The long-term investigation leading to the filing of the charges and arrests announced today is part of an ongoing and coordinated effort by local, state, and federal authorities to identify and dismantle the many highly organized drug trafficking organizations operating in and around the Chicago metropolitan area. This investigation employed the extensive use of sophisticated physical surveillance techniques, the controlled purchase of illicit drugs and guns, and the electronic interception of telephone conversations involving one or more of the defendants. The investigation to date has resulted in the seizure of over 1.3 kilograms of crack cocaine and .44 kilograms of heroin and the recovery of approximately 39 firearms.
Mr. Nelson expressed his gratitude to IRS-CID and CPD’s Gang Investigations Division, both of which provided invaluable contributions during the course of the investigation as well as with the arrests. Also, the Indianapolis, Milwaukee, Minneapolis, and Omaha Offices of the FBI assisted with the investigation and arrests.
The two defendants charged in the Northern District of Indiana, Christopher Derrick and Brian Washington, appeared yesterday in U.S. District Court in Hammond, Indiana. Defendant LeShawn Price was arrested in Des Moines, Iowa, and his initial court appearance took place in U.S. District Court in the Southern District of Iowa. All but one of the remaining defendants arrested on charges filed in Chicago appeared yesterday before Magistrate Judge Sheila Finnegan in Chicago. All were ordered held without bond, pending their next court appearances, which are scheduled to take place Monday, Tuesday and Wednesday of next week. Until then, they remain in federal custody. Defendant Wallace Muhammad, who was taken into custody this morning in Chicago, will appear later today before Judge Finnegan.
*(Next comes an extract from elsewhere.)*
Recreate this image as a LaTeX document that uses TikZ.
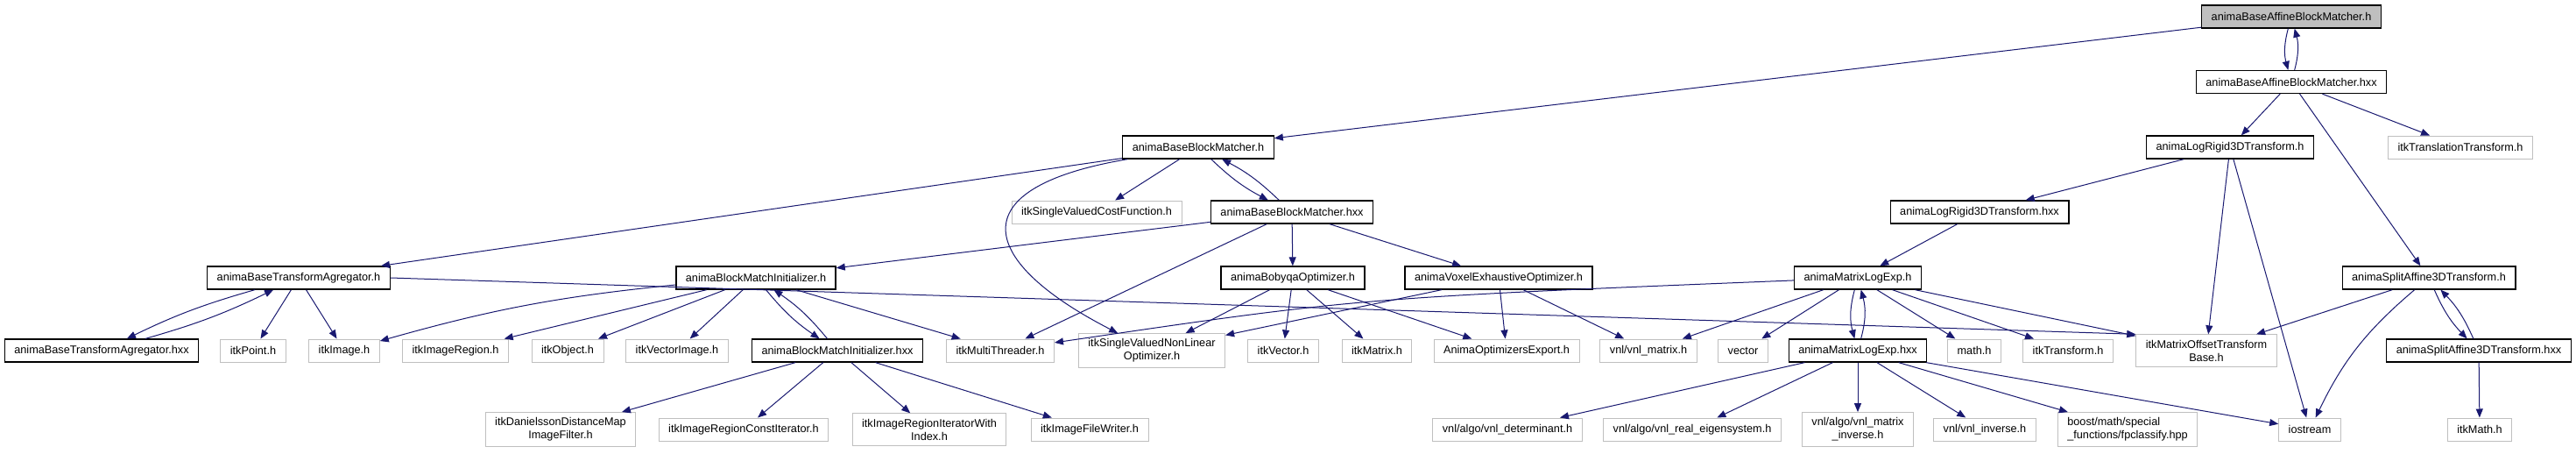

The defendants charged with narcotics offenses face maximum penalties of 20 years for some and 40 years for others, while still others face a maximum sentence of life in prison. Depending on the charged offense, the defendants may also face mandatory minimum sentences of either five or 10 years. In addition, the narcotics charges carry possible maximum fines ranging from $1 million to $10 million. Those defendants charged with firearms violations face maximum penalties of 10 years in prison and $250,000 fines.
The Chicago FBI’s Safe Streets Gangs Joint Task Force is composed of FBI special agents and officers from the Chicago Police Department.
The government is represented by Assistant United States Attorneys Carol Bell, Marc Krickbaum, Andrew DeVooght, and Andrianna Kastanek.
The public is reminded that a complaint is not evidence of guilt and that all defendants in a criminal case are presumed innocent until proven guilty in a court of law.